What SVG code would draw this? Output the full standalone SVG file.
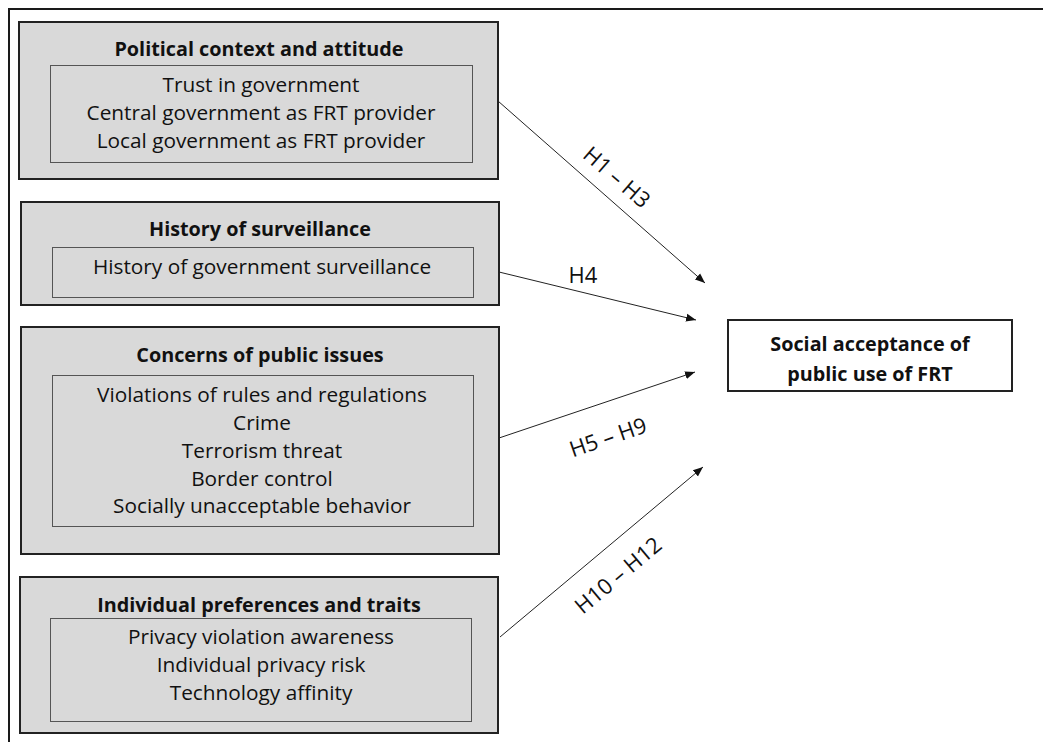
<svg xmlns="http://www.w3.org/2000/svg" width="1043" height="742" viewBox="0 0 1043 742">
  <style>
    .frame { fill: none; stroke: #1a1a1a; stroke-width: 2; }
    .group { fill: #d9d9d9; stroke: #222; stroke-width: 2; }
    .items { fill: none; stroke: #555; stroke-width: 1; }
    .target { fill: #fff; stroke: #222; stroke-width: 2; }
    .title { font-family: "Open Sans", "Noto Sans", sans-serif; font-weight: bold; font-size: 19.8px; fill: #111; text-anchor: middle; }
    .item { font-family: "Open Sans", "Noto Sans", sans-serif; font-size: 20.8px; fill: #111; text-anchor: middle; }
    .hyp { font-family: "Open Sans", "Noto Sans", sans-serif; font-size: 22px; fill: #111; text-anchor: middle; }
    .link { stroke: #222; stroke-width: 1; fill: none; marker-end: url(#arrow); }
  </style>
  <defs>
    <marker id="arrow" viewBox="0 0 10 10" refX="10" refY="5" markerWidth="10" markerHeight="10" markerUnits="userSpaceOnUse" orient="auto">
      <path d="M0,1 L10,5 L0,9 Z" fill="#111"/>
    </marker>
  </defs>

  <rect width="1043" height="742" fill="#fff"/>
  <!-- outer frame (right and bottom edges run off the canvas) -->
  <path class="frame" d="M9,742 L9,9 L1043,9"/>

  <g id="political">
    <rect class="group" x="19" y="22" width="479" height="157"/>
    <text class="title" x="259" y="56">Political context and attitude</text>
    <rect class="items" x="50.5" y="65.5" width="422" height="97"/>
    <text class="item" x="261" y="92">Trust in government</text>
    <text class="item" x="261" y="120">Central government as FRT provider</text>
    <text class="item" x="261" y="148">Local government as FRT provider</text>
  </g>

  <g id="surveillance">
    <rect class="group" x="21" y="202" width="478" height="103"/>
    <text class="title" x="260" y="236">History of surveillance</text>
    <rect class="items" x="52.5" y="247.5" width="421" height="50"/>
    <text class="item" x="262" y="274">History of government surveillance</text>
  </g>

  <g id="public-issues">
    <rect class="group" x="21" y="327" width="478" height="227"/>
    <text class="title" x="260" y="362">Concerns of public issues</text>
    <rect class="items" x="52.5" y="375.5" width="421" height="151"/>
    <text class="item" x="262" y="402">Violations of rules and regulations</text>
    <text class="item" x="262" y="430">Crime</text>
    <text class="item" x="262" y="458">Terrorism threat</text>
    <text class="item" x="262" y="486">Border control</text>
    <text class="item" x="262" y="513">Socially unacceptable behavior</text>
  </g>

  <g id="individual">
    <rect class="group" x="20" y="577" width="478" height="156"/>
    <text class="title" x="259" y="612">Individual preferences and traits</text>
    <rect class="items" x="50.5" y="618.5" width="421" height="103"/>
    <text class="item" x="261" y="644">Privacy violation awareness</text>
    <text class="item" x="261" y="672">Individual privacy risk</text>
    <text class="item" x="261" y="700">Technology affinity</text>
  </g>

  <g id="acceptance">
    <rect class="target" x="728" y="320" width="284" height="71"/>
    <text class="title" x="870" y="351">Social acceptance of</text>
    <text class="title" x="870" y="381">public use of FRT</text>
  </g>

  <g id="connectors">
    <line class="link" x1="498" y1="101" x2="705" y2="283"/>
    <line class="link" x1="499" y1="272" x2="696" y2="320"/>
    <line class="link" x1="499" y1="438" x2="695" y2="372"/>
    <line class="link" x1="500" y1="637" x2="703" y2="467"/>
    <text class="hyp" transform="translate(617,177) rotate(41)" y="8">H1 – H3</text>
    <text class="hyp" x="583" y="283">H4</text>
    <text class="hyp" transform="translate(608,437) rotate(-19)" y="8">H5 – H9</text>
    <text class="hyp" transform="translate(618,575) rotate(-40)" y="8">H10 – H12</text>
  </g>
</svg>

•••••

## Given task:
Transcribe the listing above verbatim. Omit the pictures.

## Finished answer:
What SVG code would draw this? Output the full standalone SVG file.
<svg xmlns="http://www.w3.org/2000/svg" width="1043" height="742" viewBox="0 0 1043 742">
  <style>
    .frame { fill: none; stroke: #1a1a1a; stroke-width: 2; }
    .group { fill: #d9d9d9; stroke: #222; stroke-width: 2; }
    .items { fill: none; stroke: #555; stroke-width: 1; }
    .target { fill: #fff; stroke: #222; stroke-width: 2; }
    .title { font-family: "Open Sans", "Noto Sans", sans-serif; font-weight: bold; font-size: 19.8px; fill: #111; text-anchor: middle; }
    .item { font-family: "Open Sans", "Noto Sans", sans-serif; font-size: 20.8px; fill: #111; text-anchor: middle; }
    .hyp { font-family: "Open Sans", "Noto Sans", sans-serif; font-size: 22px; fill: #111; text-anchor: middle; }
    .link { stroke: #222; stroke-width: 1; fill: none; marker-end: url(#arrow); }
  </style>
  <defs>
    <marker id="arrow" viewBox="0 0 10 10" refX="10" refY="5" markerWidth="10" markerHeight="10" markerUnits="userSpaceOnUse" orient="auto">
      <path d="M0,1 L10,5 L0,9 Z" fill="#111"/>
    </marker>
  </defs>

  <rect width="1043" height="742" fill="#fff"/>
  <!-- outer frame (right and bottom edges run off the canvas) -->
  <path class="frame" d="M9,742 L9,9 L1043,9"/>

  <g id="political">
    <rect class="group" x="19" y="22" width="479" height="157"/>
    <text class="title" x="259" y="56">Political context and attitude</text>
    <rect class="items" x="50.5" y="65.5" width="422" height="97"/>
    <text class="item" x="261" y="92">Trust in government</text>
    <text class="item" x="261" y="120">Central government as FRT provider</text>
    <text class="item" x="261" y="148">Local government as FRT provider</text>
  </g>

  <g id="surveillance">
    <rect class="group" x="21" y="202" width="478" height="103"/>
    <text class="title" x="260" y="236">History of surveillance</text>
    <rect class="items" x="52.5" y="247.5" width="421" height="50"/>
    <text class="item" x="262" y="274">History of government surveillance</text>
  </g>

  <g id="public-issues">
    <rect class="group" x="21" y="327" width="478" height="227"/>
    <text class="title" x="260" y="362">Concerns of public issues</text>
    <rect class="items" x="52.5" y="375.5" width="421" height="151"/>
    <text class="item" x="262" y="402">Violations of rules and regulations</text>
    <text class="item" x="262" y="430">Crime</text>
    <text class="item" x="262" y="458">Terrorism threat</text>
    <text class="item" x="262" y="486">Border control</text>
    <text class="item" x="262" y="513">Socially unacceptable behavior</text>
  </g>

  <g id="individual">
    <rect class="group" x="20" y="577" width="478" height="156"/>
    <text class="title" x="259" y="612">Individual preferences and traits</text>
    <rect class="items" x="50.5" y="618.5" width="421" height="103"/>
    <text class="item" x="261" y="644">Privacy violation awareness</text>
    <text class="item" x="261" y="672">Individual privacy risk</text>
    <text class="item" x="261" y="700">Technology affinity</text>
  </g>

  <g id="acceptance">
    <rect class="target" x="728" y="320" width="284" height="71"/>
    <text class="title" x="870" y="351">Social acceptance of</text>
    <text class="title" x="870" y="381">public use of FRT</text>
  </g>

  <g id="connectors">
    <line class="link" x1="498" y1="101" x2="705" y2="283"/>
    <line class="link" x1="499" y1="272" x2="696" y2="320"/>
    <line class="link" x1="499" y1="438" x2="695" y2="372"/>
    <line class="link" x1="500" y1="637" x2="703" y2="467"/>
    <text class="hyp" transform="translate(617,177) rotate(41)" y="8">H1 – H3</text>
    <text class="hyp" x="583" y="283">H4</text>
    <text class="hyp" transform="translate(608,437) rotate(-19)" y="8">H5 – H9</text>
    <text class="hyp" transform="translate(618,575) rotate(-40)" y="8">H10 – H12</text>
  </g>
</svg>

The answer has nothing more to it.